BOECHAT NÃO MAIS ALEGRARÁ NOSSAS MANHÃS



F
aleceu hoje, em um acidente de helicóptero, provavelmente um jornalistas mais irreverente e popular em ação, do tipo raro admirado por “gregos e troianos”. Aos 66 anos, o jornalista tinha mais gás que muito garoto para exercer seu ofício, praticamente “morando no trabalho”, ao qual chegava antes das 7 e saia mais que metade do dia depois. Gostaria de poder entregar um relato rico como muitos colegas e amigos de profissão como William Bonner, William Wack, Cid Moreira, Mirian Leitão (sem sessão espírita dessa vez) ou mesmo seus companheiros diários de rádio deram. De minha parte eu era mais um cara acordando atrasado, num sofá, começando o dia como toda as críticas ácidas – e muito bem aplicadas – que o “careca” aplicava sobre os mais diversos, fosse contra Trump, Obama, Lula, Bolsonaro, Dilma, a copa de 2014, STF e seus arroubos autoritários, Lava Jato, Malafaia (com direito a franca resposta em vídeo abaixo) o que fosse. Por mais que muito pretenso “militante de direita delirante” na internet tentasse diminuir sua figura apenas o chamando de “comunista” ou “Boechato”, apenas assinalava que o papel de todo bom questionador estava sendo feito em sua excelência, o primário e eterno “colocar o dedo na ferida”.



 Não que fosse impecável, ninguém o é, ainda mais se tratando de um profissional cujas funções envolvem diário e intenso estudo para articular sobre fatos, muitos os quais podem ser “revertidos” e se descobrirem “meias-verdades”. Boechat, por mais severo que fosse, se mostrava esperançoso (assim como eu) pelo brasileiro, mesmo que nas duras penas, está começando a se atentar tanto na escalação de ministros do governo, quanto de nossa suprema corte, com a mesma atenção que dava outrora a seleção brasileira de futebol. Por mais que tivesse uma posição de centro-esquerda, não se portava de maneira alienante, seletivo em ver falhas. A veracidade no que é apurado por um jornalista deve suplantar sua ideologia, ao que via da regra se aplicava ao velho Ricardo.




A sociedade civil, em especial por gozar de dezenas de fontes de informação na internet, e com razão se sentir feito de idiota por seu televisor, nutre um grande ranço pela mídia em geral.

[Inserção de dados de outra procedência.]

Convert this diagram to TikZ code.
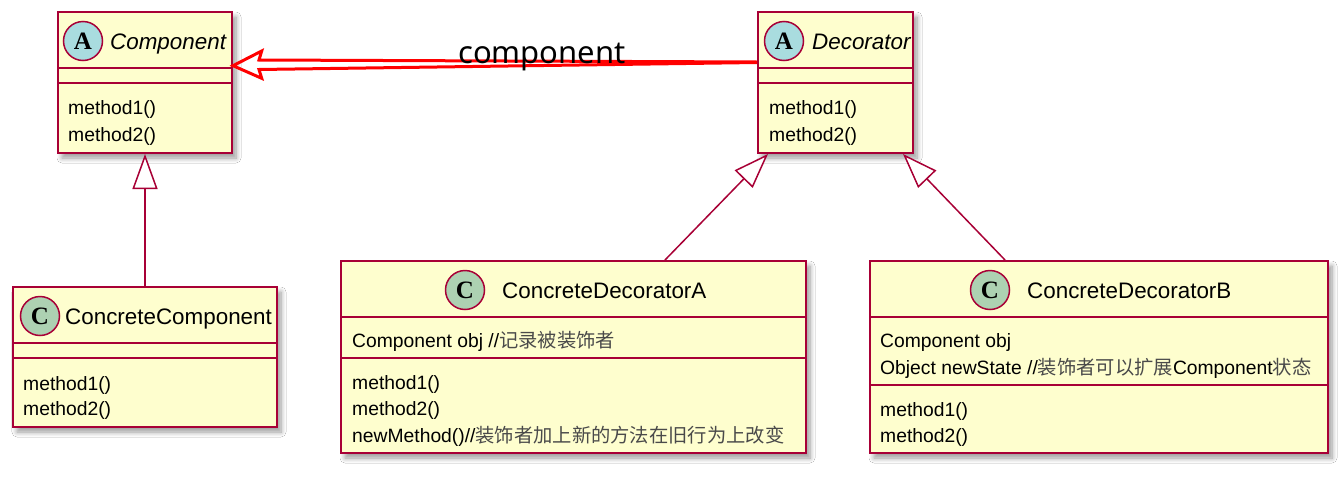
\documentclass[tikz,border=0pt]{standalone}
\usepackage{fontspec}
\setmainfont{Liberation Sans}
\newfontfamily\cjk{Noto Sans CJK SC}
\newfontfamily\notosans{Noto Sans}
\newfontfamily\spotfont{Liberation Serif}
\usetikzlibrary{arrows.meta,shadows.blur,calc}
\definecolor{umlborder}{HTML}{A80036}
\definecolor{umlfill}{HTML}{FEFECE}
\definecolor{spotA}{HTML}{A9DCDF}
\definecolor{spotC}{HTML}{ADD1B2}
\definecolor{cjkgray}{HTML}{4A4A4A}
\newcommand{\zh}[1]{{\cjk\color{cjkgray}#1}}
\tikzset{
  cls/.style={draw=umlborder, fill=umlfill, line width=2pt, inner sep=0pt, anchor=north west,
    blur shadow={shadow xshift=4pt, shadow yshift=-5pt, shadow blur steps=8, shadow blur radius=5pt, shadow opacity=40}},
  sep/.style={draw=umlborder, line width=1.6pt},
  spot/.style={circle, draw=umlborder, line width=1.5pt, minimum size=39pt, inner sep=0pt,
    font=\spotfont\bfseries\fontsize{25}{25}\selectfont},
  hdr/.style={anchor=west, inner sep=0pt, text height=19pt, text depth=3pt, font=\fontsize{22.4}{24}\selectfont},
  mem/.style={anchor=west, inner sep=0pt, text height=17pt, text depth=2pt, font=\fontsize{19.3}{22}\selectfont},
  inh/.style={draw=umlborder, line width=1.5pt, -{Triangle[length=35pt,width=25pt,fill=white]}},
  redarrow/.style={draw=red, line width=3pt, line join=miter},
}
\begin{document}
\begin{tikzpicture}[x=1pt,y=-1pt]
\useasboundingbox[fill=white] (0,0) rectangle (1339,477);

% class boxes
\node[cls, minimum width=174pt, minimum height=141pt] (comp) at (57,11) {};
\node[cls, minimum width=155pt, minimum height=141pt] (dec) at (757,11) {};
\node[cls, minimum width=264pt, minimum height=140pt] (ccomp) at (12,286) {};
\node[cls, minimum width=465pt, minimum height=192pt] (decA) at (340,260) {};
\node[cls, minimum width=458pt, minimum height=192pt] (decB) at (869,260) {};

% separators
\draw[sep] (comp.west |- 0,68) -- (comp.east |- 0,68);
\draw[sep] (comp.west |- 0,83) -- (comp.east |- 0,83);
\draw[sep] (dec.west |- 0,68) -- (dec.east |- 0,68);
\draw[sep] (dec.west |- 0,83) -- (dec.east |- 0,83);
\draw[sep] (ccomp.west |- 0,343) -- (ccomp.east |- 0,343);
\draw[sep] (ccomp.west |- 0,358) -- (ccomp.east |- 0,358);
\draw[sep] (decA.west |- 0,317) -- (decA.east |- 0,317);
\draw[sep] (decA.west |- 0,358) -- (decA.east |- 0,358);
\draw[sep] (decB.west |- 0,317) -- (decB.east |- 0,317);
\draw[sep] (decB.west |- 0,385) -- (decB.east |- 0,385);

% spots
\node[spot, fill=spotA] (compspot) at (83,41) {A};
\node[spot, fill=spotA] (decspot) at (784,41) {A};
\node[spot, fill=spotC] (ccompspot) at (40,316) {C};
\node[spot, fill=spotC] (decAspot) at (465,290) {C};
\node[spot, fill=spotC] (decBspot) at (990,290) {C};

% headers
\node[hdr, font=\itshape\fontsize{22.4}{24}\selectfont] (compname) at (110,41) {Component};
\node[hdr, font=\itshape\fontsize{22.4}{24}\selectfont] (decname) at (812,41) {Decorator};
\node[hdr] (ccompname) at (65,316) {ConcreteComponent};
\node[hdr] (decAname) at (502,290) {ConcreteDecoratorA};
\node[hdr] (decBname) at (1027,290) {ConcreteDecoratorB};

% members
\node[mem] (compm1) at (68,107) {method1()};
\node[mem] (compm2) at (68,134) {method2()};
\node[mem] (decm1) at (769,107) {method1()};
\node[mem] (decm2) at (769,134) {method2()};
\node[mem] (ccompm1) at (23,383) {method1()};
\node[mem] (ccompm2) at (23,408) {method2()};
\node[mem] (decAf1) at (352,340) {Component obj //\zh{记录被装饰者}};
\node[mem] (decAm1) at (352,382) {method1()};
\node[mem] (decAm2) at (352,408) {method2()};
\node[mem] (decAm3) at (352,435) {newMethod()//\zh{装饰者加上新的方法在旧行为上改变}};
\node[mem] (decBf1) at (880,340) {Component obj};
\node[mem] (decBf2) at (880,367) {Object newState //\zh{装饰者可以扩展}Component\zh{状态}};
\node[mem] (decBm1) at (880,409) {method1()};
\node[mem] (decBm2) at (880,435) {method2()};

% inheritance
\draw[inh] (ccomp.north -| 145,0) -- (comp.south -| 145,0);
\draw[inh] (decA.north -| 665,0) -- (dec.south -| 768,0);
\draw[inh] (decB.north -| 1005,0) -- (dec.south -| 903,0);

% red association arrow
\draw[redarrow] (dec.west |- 0,62) -- (259,60) -- (261.7,51) -- (comp.east |- 0,65.7)
  -- (261.7,78.3) -- (259,69.5) -- (dec.west |- 0,62.5);
\node[anchor=base west, inner sep=0pt, font=\notosans\fontsize{31}{31}\selectfont] (lbl) at (458,63.3) {component};
\end{tikzpicture}
\end{document}
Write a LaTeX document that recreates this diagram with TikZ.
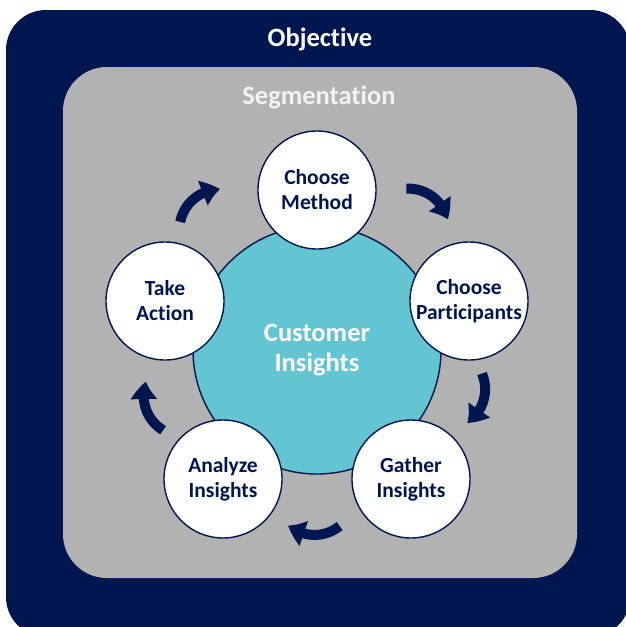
\documentclass[tikz,border=0pt]{standalone}
\usepackage{fontspec}
\setmainfont[Ligatures=NoCommon]{Carlito}
\usetikzlibrary{arrows.meta,bending,calc}
\definecolor{navy}{HTML}{001650}
\definecolor{greybox}{HTML}{B2B2B2}
\definecolor{tealc}{HTML}{63C5D2}
\definecolor{segtext}{HTML}{F2F2F2}
\tikzset{
  stage/.style={circle, minimum size=118pt, inner sep=0pt, fill=white, draw=navy, line width=1.4pt,
    text=navy, font=\bfseries\fontsize{21.5}{25}\selectfont, align=center},
  core/.style={circle, minimum size=248pt, inner sep=0pt, fill=tealc, draw=navy, line width=1.4pt,
    text=white, font=\bfseries\fontsize{26.5}{30}\selectfont, align=center},
  cyc/.style={draw=navy, line width=10pt, -{Triangle[width=25pt,length=18pt,bend]}},
  title/.style={font=\bfseries\fontsize{26.5}{30}\selectfont}
}
\begin{document}
\begin{tikzpicture}[x=1pt,y=-1pt]
\useasboundingbox (0,0) rectangle (626,627);
\fill[navy, rounded corners=40pt] (6,10) rectangle (630,637);
\fill[greybox, rounded corners=44pt] (63,67) rectangle (577,578);
\node[title, text=white] (obj) at (320,39) {Objective};
\node[title, text=segtext] (seg) at (319,97) {Segmentation};
\node[core] (ci) at (317,350) {Customer\\Insights};
\node[stage] (m) at (317,190) {Choose\\Method};
\node[stage] (p) at (469,301) {Choose\\Participants};
\node[stage] (g) at (411,479) {Gather\\Insights};
\node[stage] (a) at (223,479) {Analyze\\Insights};
\node[stage] (t) at (165,301) {Take\\Action};
\draw[cyc] ($(ci.center)+(-129:155)+(-169:40)$) arc[start angle=-169, end angle=-89, radius=40];
\draw[cyc] ($(ci.center)+(-53:152)+(-93:40)$) arc[start angle=-93, end angle=-13, radius=40];
\draw[cyc] ($(ci.center)+(17:134)+(-23:40)$) arc[start angle=-23, end angle=57, radius=40];
\draw[cyc] ($(ci.center)+(91:145)+(51:40)$) arc[start angle=51, end angle=131, radius=40];
\draw[cyc] ($(ci.center)+(161:141)+(121:40)$) arc[start angle=121, end angle=201, radius=40];
\end{tikzpicture}
\end{document}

O jornalismo deixou de ser levado como atividade séria pela percepção pública, se tornando apenas uma forma de ativismo político contra A ou B. Instituições longevas estão perdendo prestígio e se tornando piada de bar; Não a toa, muitos profissionais do meio que prestaram homenagens a Boechat tocaram nesse ponto, desses “tempos sombrios e incerto para o jornalismo”. Contra toda essa cortina de fumaça das “fakes news”, “ascensão de extremas direitas no mundo”, “retrocesso moral” ou qual mais explicações que fujam de qualquer autocrítica da cisão cada dia mais exposta entre um público cada vez mais cínico em relação a emissoras e estas incapazes de reconhecer como o jogo mudou, perdemos um dos poucos que ainda poderíamos chamar por seu ofício sem ser um insulto, dadas as circunstâncias. Alguém em que até um presidente – em leito de hospital – (que levou, como qualquer outro, dezenas de pauladas quando deu suas “caneladas”) tem que ter a hombridade de reconhecer a parca razão em um mar de lama que tínhamos, fosse no jantar em horário nobre, fosse quando acordávamos no sofá pela manhã. Como o próprio diria sabiamente, estava lá não para ser ouvido, para fazer a população se ouvir. Claramente, um campeão na vida, dentro e fora de seu “ringue”.